The Gate Theatre’s brooding new production of Shakespeare’s revenge tragedy, set in a darkly despotic Elsinore constructed entirely from doorways, demonstrates its own decisions, some bold and fascinating, others numbingly traditional.
The most noteworthy is the casting of Ruth Negga as Hamlet, giving this filial avenger a slender presence with large, sad eyes and a troubled brow. Negga's prince is not a woman (which might have made for a remarkable interpretation) nor, despite gendered indications, a man. Rather, her Hamlet resembles a boy: fresh, vulnerable and sullen, surrounded by looming figures.
In the director Yaël Farber’s version, which edits and readjusts the text, that magnifies the stark impossibility of Hamlet’s task: a small agent of justice in a vast, corrupt machine: “The time is out of joint. O cursèd spite, that ever I was born to set it right!” Right now that sounds like the complaint of the zeitgeist.

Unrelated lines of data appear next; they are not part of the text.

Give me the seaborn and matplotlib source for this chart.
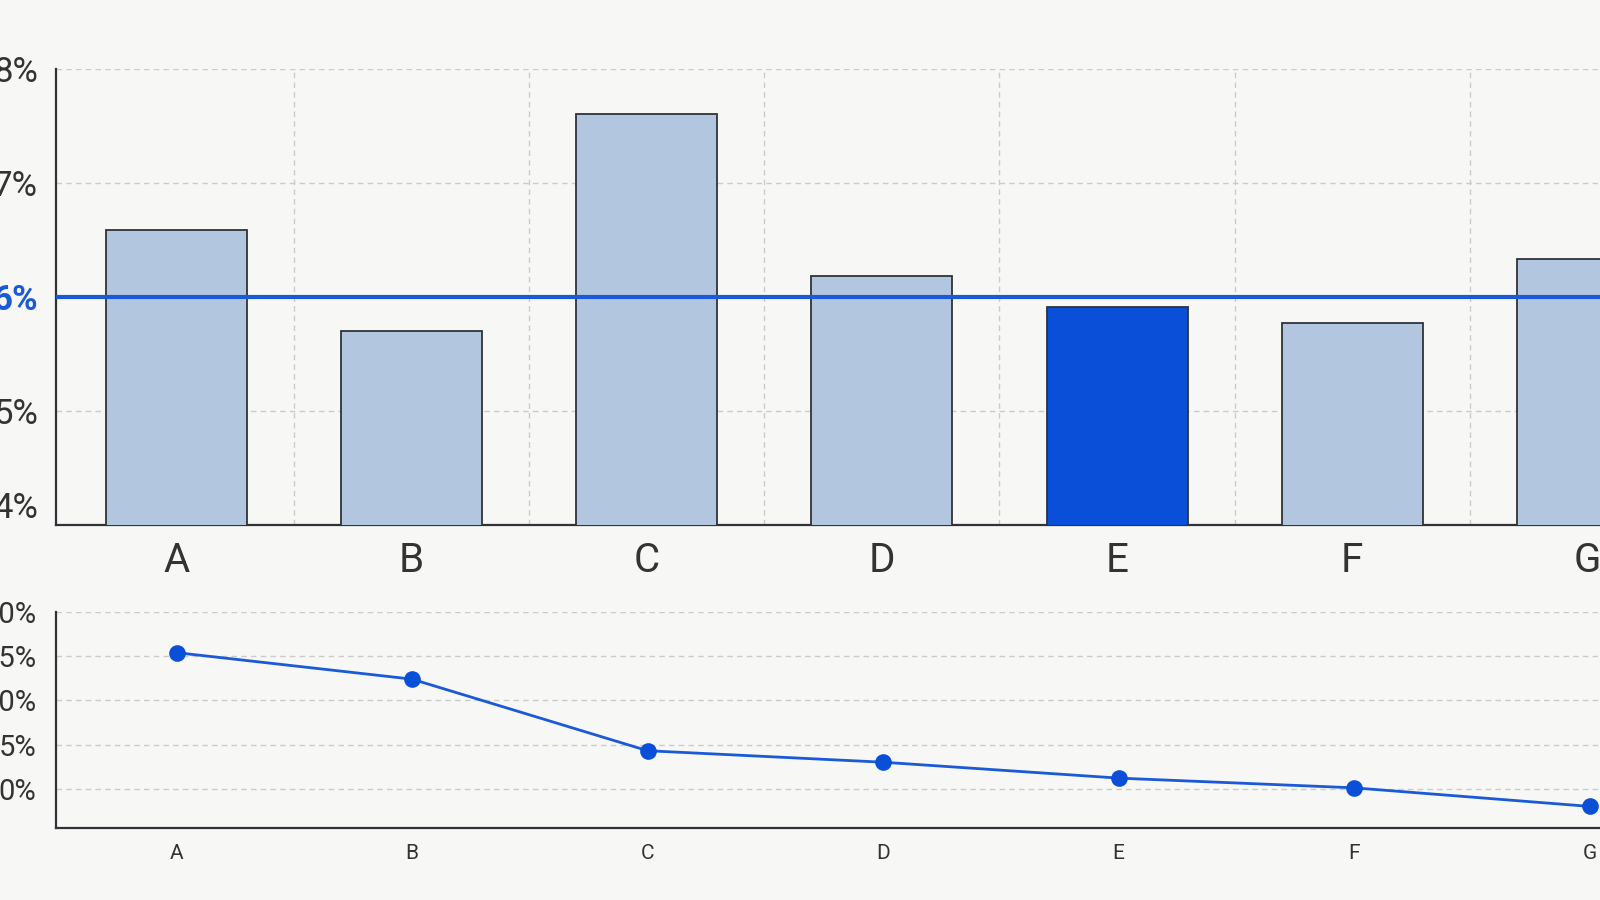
import matplotlib
matplotlib.use("Agg")
import matplotlib.pyplot as plt
import seaborn as sns
import numpy as np

categories = ["A", "B", "C", "D", "E", "F", "G"]
bar_values = [6.59, 5.70, 7.61, 6.18, 5.91, 5.77, 6.33]
target_value = 6.0
highlight = "E"
line_values = [15.4, 12.4, 4.3, 3.0, 1.2, 0.1, -2.0]
top_ticks = [4, 5, 6, 7, 8]
bottom_ticks = [0, 5, 10, 15, 20]

sns.set_theme(style="white")
plt.rcParams["font.family"] = ["Roboto", "DejaVu Sans"]

BG = "#f7f7f5"
BAR = "#b3c6e0"
HI = "#0a4fd8"
BLUE = "#1a5ad8"
EDGE = "#2f3338"
GRID = "#cbcbcb"

fig = plt.figure(figsize=(16, 9), dpi=100, facecolor=BG)

# axes extend beyond the right edge of the canvas (reference is cropped)
unit = 235.5 / 1600.0
left = 56.0 / 1600.0
xlim = (-0.512, 6.49)
width = (xlim[1] - xlim[0]) * unit

ax1 = fig.add_axes([left, 1 - 524.5 / 900, width, (524.5 - 69.4) / 900])
ax2 = fig.add_axes([left, 1 - 827.6 / 900, width, (827.6 - 612.0) / 900])
for ax in (ax1, ax2):
    ax.set_facecolor(BG)
    ax.patch.set_alpha(0)

palette = {c: (HI if c == highlight else BAR) for c in categories}
sns.barplot(x=categories, y=bar_values, hue=categories, palette=palette,
            legend=False, width=0.6, edgecolor=EDGE, linewidth=1.3,
            saturation=1, ax=ax1, zorder=3)
ax1.set_xlim(*xlim)
ax1.set_ylim(top_ticks[0], top_ticks[-1])
ax1.set_yticks(top_ticks)
ax1.set_yticklabels([f"{t}%" for t in top_ticks])
ax1.set_xticks(range(len(categories)))
ax1.set_xticklabels(categories)
ax1.set_xticks(np.arange(len(categories)) + 0.5, minor=True)
ax1.grid(axis="y", which="major", color=GRID, linestyle=(0, (4, 3)), linewidth=1, zorder=0)
ax1.grid(axis="x", which="minor", color=GRID, linestyle=(0, (4, 3)), linewidth=1, zorder=0)
ax1.set_axisbelow(True)
ax1.axhline(target_value, color=BLUE, linewidth=3, zorder=5)
ax1.tick_params(axis="y", direction="in", length=12, width=1.3, color=EDGE,
                labelsize=25, labelcolor="#333333", pad=13)
ax1.tick_params(axis="x", which="both", length=0, labelsize=29,
                labelcolor="#333333", pad=12)
for lab, t in zip(ax1.get_yticklabels(), top_ticks):
    if t == target_value:
        lab.set_color(BLUE)
        lab.set_fontweight("bold")
    if t == top_ticks[0]:
        lab.set_verticalalignment("bottom")
ax1.set_xlabel("")
ax1.set_ylabel("")
sns.despine(ax=ax1, top=True, right=True)
for s in ("left", "bottom"):
    ax1.spines[s].set_color(EDGE)
    ax1.spines[s].set_linewidth(1.6)

xs = np.arange(len(categories))
sns.lineplot(x=xs, y=line_values, ax=ax2, color=BLUE, linewidth=2,
             marker="o", markersize=12, markeredgewidth=0,
             markerfacecolor=HI, zorder=4)
ax2.set_xlim(*xlim)
ax2.set_ylim(-4.4, 20)
ax2.set_yticks(bottom_ticks)
ax2.set_yticklabels([f"{t}%" for t in bottom_ticks])
ax2.set_xticks(xs)
ax2.set_xticklabels(categories)
ax2.grid(axis="y", color=GRID, linestyle=(0, (4, 3)), linewidth=1, zorder=0)
ax2.grid(axis="x", visible=False)
ax2.set_axisbelow(True)
ax2.tick_params(axis="y", direction="in", length=12, width=1.3, color=EDGE,
                labelsize=21, labelcolor="#333333", pad=14)
ax2.tick_params(axis="x", length=0, labelsize=15, labelcolor="#333333", pad=12)
sns.despine(ax=ax2, top=True, right=True)
for s in ("left", "bottom"):
    ax2.spines[s].set_color(EDGE)
    ax2.spines[s].set_linewidth(1.6)

fig.savefig("out.png", dpi=100, facecolor=BG)
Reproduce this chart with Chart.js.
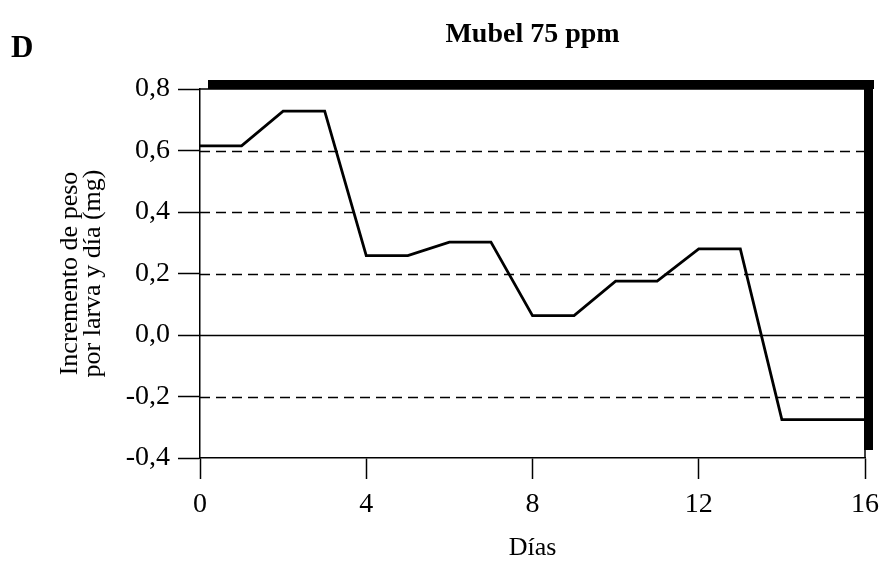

If this prince seems subdued by the options, it wouldn't be the first time Hamlet has been undecided
How can this slight scholar, given to frustrated, scalp-raking rage, single-handedly take down Claudius (Owen Roe), the usurping leader of a rotten state, who proudly dresses like a surplus-store fascist? (The production's set and costume designer, Susan Hilferty, who gives the soldiers Uzis and berets, and imagines the visiting players as bowler-hatted Beckettians, is not given to immense subtlety.)
Farber hones the play’s divisions into a neater survey of allies and enemies. Here, Aoife Duffin’s sympathetic Ophelia is a soothing, silent party to Hamlet’s first despairing soliloquy – alone at last – before she is brusquely abandoned in a deluge of stage rain. Barry McKiernan’s Rosenstern (collapsing Hamlet’s indistinguishable college pals into one, to no obvious gain but to a conspicuous loss of levity) is the intimate turned informant. Most significantly, Fiona Bell’s assured Gertrude becomes, finally, her son’s confidant, briefed on Hamlet’s plans by Mark Huberman’s solid Horatio.
For the multitudinous qualities of Hamlet, however, this production is surprisingly one-note, like the oppressive drone within Tom Lane's sound design, broken, occasionally, by sung lamentations. Negga's delivery will likely gain in precision as the run progresses, but the myriad possibilities of Hamlet are slyly mirrored in others; in Roe's absorbingly tortured conscience, Duffin's wild, distressing madness, Gavin Drea's corrosive vengeance as Laertes, and even the subversive manipulations of the players who set every scene. If this prince seems subdued by the options, it wouldn't be the first time Hamlet has been undecided.